#### [The problem]
From the first line of the listing below, retype each line up to and including the one with "-0.2, -0.05, 0.05];"; pictures stay out.

#### [Supplied data]

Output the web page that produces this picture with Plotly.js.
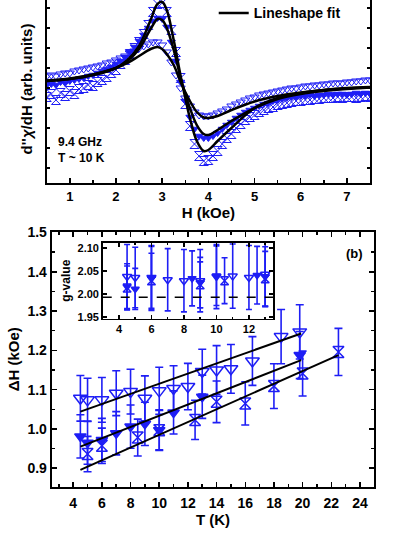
<!DOCTYPE html>
<html>
<head>
<meta charset="utf-8">
<script src="https://cdn.plot.ly/plotly-3.0.1.min.js"></script>
<style>
  html, body { margin: 0; padding: 0; overflow: hidden; background: #fff; }
  #chart { position: absolute; left: 0; top: -20px; width: 415px; height: 557px; }
</style>
</head>
<body>
<div id="chart"></div>
<script>
// ---------------- Panel (a): EPR derivative spectra ----------------
const fieldFit = [0.5, 1, 1.5, 2, 2.25, 2.5, 2.75, 2.9, 3.0, 3.1, 3.25, 3.4, 3.5, 3.6, 3.75, 3.9, 4.0, 4.2, 4.5, 5, 5.5, 6, 6.5, 7, 7.5];
const fitA = [0.7, 0.9, 1.3, 2.0, 2.8, 4.2, 6.8, 8.4, 8.6, 7.8, 4.8, 1.2, -1.0, -3.0, -5.3, -6.3, -6.2, -5.3, -4.0, -2.0, -1.0, -0.5, -0.2, 0.0, 0.1];
const fitB = [0.7, 0.9, 1.3, 2.0, 2.7, 3.9, 5.9, 6.9, 6.8, 6.0, 3.8, 1.0, -0.6, -2.0, -3.7, -4.6, -4.7, -4.2, -3.3, -2.0, -1.1, -0.6, -0.3, -0.1, 0.05];
const fitC = [0.75, 0.95, 1.35, 2.0, 2.5, 3.2, 3.9, 4.1, 3.9, 3.4, 2.3, 0.6, -0.4, -1.3, -2.4, -2.95, -3.0, -2.8, -2.2, -1.35, -0.8, -0.45, -0.2, -0.05, 0.05];

const fieldData = [0.5, 0.6, 0.7, 0.8, 0.9, 1.0, 1.1, 1.2, 1.3, 1.4, 1.5, 1.6, 1.7, 1.8, 1.9, 2.0,
  2.1, 2.2, 2.3, 2.4, 2.5, 2.6, 2.7, 2.8, 2.9, 3.0, 3.1, 3.2, 3.3, 3.4, 3.5, 3.6, 3.7, 3.8, 3.9, 4.0,
  4.1, 4.2, 4.3, 4.4, 4.5, 4.6, 4.7, 4.8, 4.9, 5.0, 5.1, 5.2, 5.3, 5.4, 5.5, 5.6, 5.7, 5.8, 5.9, 6.0,
  6.1, 6.2, 6.3, 6.4, 6.5, 6.6, 6.7, 6.8, 6.9, 7.0, 7.1, 7.2, 7.3, 7.4, 7.5];
const dataA = [-0.9, -0.6, -1.2, -0.5, -0.8, -0.3, -0.6, -0.1, 0.0, 0.3, 0.2, 0.6, 0.8, 1.1, 1.5, 1.8,
  2.4, 2.8, 3.4, 4.0, 4.6, 5.4, 6.3, 7.6, 8.4, 8.5, 7.6, 5.8, 3.6, 1.0, -1.6, -3.8, -5.6, -6.8, -7.3, -7.2,
  -6.8, -6.3, -5.6, -5.0, -4.6, -4.0, -3.6, -3.2, -2.9, -2.7, -2.4, -2.2, -2.0, -1.9, -1.7, -1.6, -1.5, -1.4, -1.3, -1.3,
  -1.2, -1.2, -1.1, -1.1, -1.0, -1.0, -1.0, -0.9, -1.0, -0.9, -0.9, -1.0, -0.9, -0.8, -0.9];
const dataB = [0.3, 0.4, 0.3, 0.6, 0.5, 0.7, 0.8, 0.9, 1.0, 1.2, 1.3, 1.5, 1.7, 1.9, 2.1, 2.4,
  2.7, 3.1, 3.6, 4.1, 4.7, 5.3, 6.0, 6.7, 7.0, 6.9, 6.1, 4.6, 2.7, 0.6, -1.3, -2.9, -4.1, -4.8, -5.0, -5.0,
  -4.8, -4.5, -4.1, -3.7, -3.4, -3.0, -2.7, -2.4, -2.2, -2.0, -1.8, -1.6, -1.5, -1.3, -1.2, -1.1, -1.0, -0.9, -0.9, -0.8,
  -0.8, -0.7, -0.8, -0.7, -0.7, -0.6, -0.7, -0.6, -0.6, -0.7, -0.6, -0.5, -0.6, -0.5, -0.6];
const dataC = [1.2, 1.3, 1.2, 1.4, 1.5, 1.5, 1.7, 1.8, 1.9, 2.0, 2.1, 2.2, 2.3, 2.5, 2.6, 2.8,
  3.0, 3.2, 3.5, 3.7, 4.0, 4.2, 4.4, 4.6, 4.6, 4.3, 3.6, 2.6, 1.3, 0.0, -1.0, -1.8, -2.4, -2.7, -2.8, -2.8,
  -2.7, -2.5, -2.3, -2.1, -1.8, -1.6, -1.4, -1.2, -1.0, -0.9, -0.7, -0.6, -0.5, -0.4, -0.3, -0.2, -0.1, 0.0, 0.0, 0.1,
  0.2, 0.2, 0.3, 0.3, 0.4, 0.4, 0.5, 0.5, 0.5, 0.6, 0.6, 0.7, 0.7, 0.8, 0.8];

// ---------------- Panel (b): linewidth vs temperature ----------------
const tOpen = [4.5, 5, 6, 7, 8, 9, 10, 11, 12, 13, 14, 15, 16.5, 18.5, 19.8];
const dhOpen = [1.078, 1.074, 1.074, 1.091, 1.095, 1.078, 1.097, 1.103, 1.108, 1.146, 1.150, 1.153, 1.173, 1.235, 1.247];
const errOpen = [0.058, 0.055, 0.057, 0.057, 0.057, 0.057, 0.060, 0.058, 0.059, 0.057, 0.062, 0.062, 0.062, 0.069, 0.069];

const tFilled = [4.5, 5, 6, 7, 8, 9, 10, 11, 13, 19.8];
const dhFilled = [0.981, 0.965, 0.972, 0.989, 1.006, 1.013, 0.997, 1.042, 1.082, 1.188];
const errFilled = [0.055, 0.055, 0.055, 0.055, 0.055, 0.055, 0.052, 0.055, 0.055, 0.060];

const tCross = [5, 6, 8.5, 10, 12.5, 14, 16, 18, 20, 22.5];
const dhCross = [0.936, 0.957, 0.978, 0.997, 1.023, 1.069, 1.065, 1.109, 1.141, 1.196];
const errCross = [0.045, 0.045, 0.047, 0.050, 0.050, 0.053, 0.055, 0.057, 0.057, 0.060];

// linear fits (end points)
const tFitOpen = [4.5, 19.9];
const dhFitOpen = [1.044, 1.243];
const tFitFilled = [4.5, 19.9];
const dhFitFilled = [0.955, 1.175];
const tFitCross = [4.5, 22.5];
const dhFitCross = [0.896, 1.188];

// ---------------- Inset: g-value ----------------
const gTOpen = [4.5, 5, 6, 7, 8, 9, 10, 11, 12, 13];
const gOpen = [2.038, 2.036, 2.036, 2.031, 2.029, 2.029, 2.038, 2.039, 2.036, 2.043];
const gErrOpen = [0.070, 0.066, 0.070, 0.068, 0.068, 0.068, 0.070, 0.070, 0.070, 0.070];
const gTFilled = [4.5, 5, 6, 8.5, 9, 10, 12.5, 13];
const gFilled = [2.016, 2.011, 2.034, 2.034, 2.025, 2.040, 2.041, 2.038];
const gErrFilled = [0.050, 0.045, 0.070, 0.060, 0.055, 0.065, 0.063, 0.065];
const gTCross = [4.5, 6, 9, 10.5, 13];
const gCross = [2.013, 2.029, 2.020, 2.029, 2.033];
const gErrCross = [0.048, 0.060, 0.050, 0.050, 0.060];
const gRef = 1.993;

const blue = "#1e1ef5";
const bold = { family: "Liberation Sans, Arial, sans-serif", color: "#000", weight: "bold" };

function dataTrace(x, y, symbol, size, xa, ya) {
  return {
    x: x, y: y, xaxis: xa, yaxis: ya, type: "scatter", mode: "markers",
    marker: { symbol: symbol, size: size, color: blue, line: { color: blue, width: 1 } },
    showlegend: false, hoverinfo: "skip"
  };
}
function errTrace(x, y, e, symbol, size, xa, ya, capw) {
  const t = dataTrace(x, y, symbol, size, xa, ya);
  t.marker.line.width = 1.5;
  t.error_y = { type: "data", array: e, visible: true, color: blue, thickness: 1.6, width: capw };
  return t;
}
function fitTrace(x, y, xa, ya, w, spline, name, show) {
  return {
    x: x, y: y, xaxis: xa, yaxis: ya, type: "scatter", mode: "lines",
    line: { color: "#000", width: w, shape: spline ? "spline" : "linear", smoothing: 1 },
    name: name || "", showlegend: !!show, hoverinfo: "skip"
  };
}

const traces = [
  dataTrace(fieldData, dataC, "triangle-down-open", 8, "x", "y"),
  dataTrace(fieldData, dataB, "triangle-down", 7, "x", "y"),
  dataTrace(fieldData, dataA, "hourglass-open", 9, "x", "y"),
  fitTrace(fieldFit, fitC, "x", "y", 2.5, true),
  fitTrace(fieldFit, fitB, "x", "y", 2.5, true),
  fitTrace(fieldFit, fitA, "x", "y", 2.5, true, "Lineshape fit", true),

  errTrace(tOpen, dhOpen, errOpen, "triangle-down-open", 12, "x2", "y2", 4),
  errTrace(tFilled, dhFilled, errFilled, "triangle-down", 10, "x2", "y2", 4),
  errTrace(tCross, dhCross, errCross, "hourglass-open", 11, "x2", "y2", 4),
  fitTrace(tFitOpen, dhFitOpen, "x2", "y2", 2),
  fitTrace(tFitFilled, dhFitFilled, "x2", "y2", 2),
  fitTrace(tFitCross, dhFitCross, "x2", "y2", 2),

  errTrace(gTOpen, gOpen, gErrOpen, "triangle-down-open", 8, "x3", "y3", 3),
  errTrace(gTFilled, gFilled, gErrFilled, "triangle-down", 7, "x3", "y3", 3),
  errTrace(gTCross, gCross, gErrCross, "hourglass-open", 8, "x3", "y3", 3)
];

const axisBase = {
  showline: true, linecolor: "#000", linewidth: 2, mirror: "ticks",
  ticks: "inside", tickcolor: "#000", tickwidth: 1.5,
  showgrid: false, zeroline: false
};

const layout = {
  width: 415, height: 557,
  margin: { l: 0, r: 0, t: 0, b: 0 },
  paper_bgcolor: "#fff", plot_bgcolor: "#fff",
  showlegend: true,
  legend: {
    x: 0.515, y: 0.94, xanchor: "left", yanchor: "middle",
    bgcolor: "rgba(0,0,0,0)", font: Object.assign({}, bold, { size: 14 }),
    itemwidth: 30
  },
  xaxis: Object.assign({}, axisBase, {
    domain: [0.1125, 0.8916], anchor: "y", range: [0.5, 7.5], dtick: 1, tick0: 0, ticklen: 5,
    minor: { dtick: 0.5, ticks: "inside", ticklen: 3, tickcolor: "#000" },
    tickfont: Object.assign({}, bold, { size: 13 }),
    title: { text: "H (kOe)", font: Object.assign({}, bold, { size: 15 }), standoff: 2 }
  }),
  yaxis: Object.assign({}, axisBase, {
    domain: [0.6355, 0.9731], anchor: "x", range: [-9.5, 9.3], dtick: 2, ticklen: 3,
    showticklabels: false,
    title: { text: "d''<i>χ</i>/dH (arb. units)", font: Object.assign({}, bold, { size: 15 }), standoff: 8 }
  }),
  xaxis2: Object.assign({}, axisBase, {
    domain: [0.1246, 0.9019], anchor: "y2", range: [2.5, 25], dtick: 2, tick0: 0, ticklen: 5,
    minor: { dtick: 1, ticks: "inside", ticklen: 3, tickcolor: "#000" },
    tickfont: Object.assign({}, bold, { size: 14 }), ticklabelstandoff: 2,
    title: { text: "T (K)", font: Object.assign({}, bold, { size: 15 }), standoff: 0 }
  }),
  yaxis2: Object.assign({}, axisBase, {
    domain: [0.0903, 0.5481], anchor: "x2", range: [0.853, 1.502], dtick: 0.1, tick0: 0, ticklen: 5,
    tickformat: ".1f",
    minor: { dtick: 0.05, ticks: "inside", ticklen: 3, tickcolor: "#000" },
    tickfont: Object.assign({}, bold, { size: 14 }),
    title: { text: "ΔH (kOe)", font: Object.assign({}, bold, { size: 15 }), standoff: 4 }
  }),
  xaxis3: Object.assign({}, axisBase, {
    domain: [0.2475, 0.6586], anchor: "y3", range: [3, 13.5], dtick: 2, tick0: 0, ticklen: 4,
    linewidth: 1.5,
    minor: { dtick: 1, ticks: "inside", ticklen: 2, tickcolor: "#000" },
    tickfont: Object.assign({}, bold, { size: 11 })
  }),
  yaxis3: Object.assign({}, axisBase, {
    domain: [0.3919, 0.5284], anchor: "x3", range: [1.946, 2.112], dtick: 0.05, tick0: 0, ticklen: 4,
    linewidth: 1.5, tickformat: ".2f",
    tickfont: Object.assign({}, bold, { size: 11 }),
    title: { text: "g-value", font: Object.assign({}, bold, { size: 12 }), standoff: 4 }
  }),
  shapes: [
    { type: "line", xref: "x3 domain", x0: 0, x1: 1, yref: "y3", y0: gRef, y1: gRef,
      line: { color: "#000", width: 1.5, dash: "dash" } }
  ],
  annotations: [
    { xref: "x domain", yref: "y domain", x: 0.029, y: 0.178, xanchor: "left", yanchor: "middle",
      align: "left", showarrow: false, text: "9.4 GHz<br>T ~ 10 K",
      font: Object.assign({}, bold, { size: 12 }) },
    { xref: "x2 domain", yref: "y2 domain", x: 0.94, y: 0.916, xanchor: "center", yanchor: "middle",
      showarrow: false, text: "(b)", font: Object.assign({}, bold, { size: 13 }) }
  ]
};

Plotly.newPlot("chart", traces, layout, { staticPlot: true, displayModeBar: false });
</script>
</body>
</html>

#### [Task output]
Output the web page that produces this picture with Plotly.js.
<!DOCTYPE html>
<html>
<head>
<meta charset="utf-8">
<script src="https://cdn.plot.ly/plotly-3.0.1.min.js"></script>
<style>
  html, body { margin: 0; padding: 0; overflow: hidden; background: #fff; }
  #chart { position: absolute; left: 0; top: -20px; width: 415px; height: 557px; }
</style>
</head>
<body>
<div id="chart"></div>
<script>
// ---------------- Panel (a): EPR derivative spectra ----------------
const fieldFit = [0.5, 1, 1.5, 2, 2.25, 2.5, 2.75, 2.9, 3.0, 3.1, 3.25, 3.4, 3.5, 3.6, 3.75, 3.9, 4.0, 4.2, 4.5, 5, 5.5, 6, 6.5, 7, 7.5];
const fitA = [0.7, 0.9, 1.3, 2.0, 2.8, 4.2, 6.8, 8.4, 8.6, 7.8, 4.8, 1.2, -1.0, -3.0, -5.3, -6.3, -6.2, -5.3, -4.0, -2.0, -1.0, -0.5, -0.2, 0.0, 0.1];
const fitB = [0.7, 0.9, 1.3, 2.0, 2.7, 3.9, 5.9, 6.9, 6.8, 6.0, 3.8, 1.0, -0.6, -2.0, -3.7, -4.6, -4.7, -4.2, -3.3, -2.0, -1.1, -0.6, -0.3, -0.1, 0.05];
const fitC = [0.75, 0.95, 1.35, 2.0, 2.5, 3.2, 3.9, 4.1, 3.9, 3.4, 2.3, 0.6, -0.4, -1.3, -2.4, -2.95, -3.0, -2.8, -2.2, -1.35, -0.8, -0.45, -0.2, -0.05, 0.05];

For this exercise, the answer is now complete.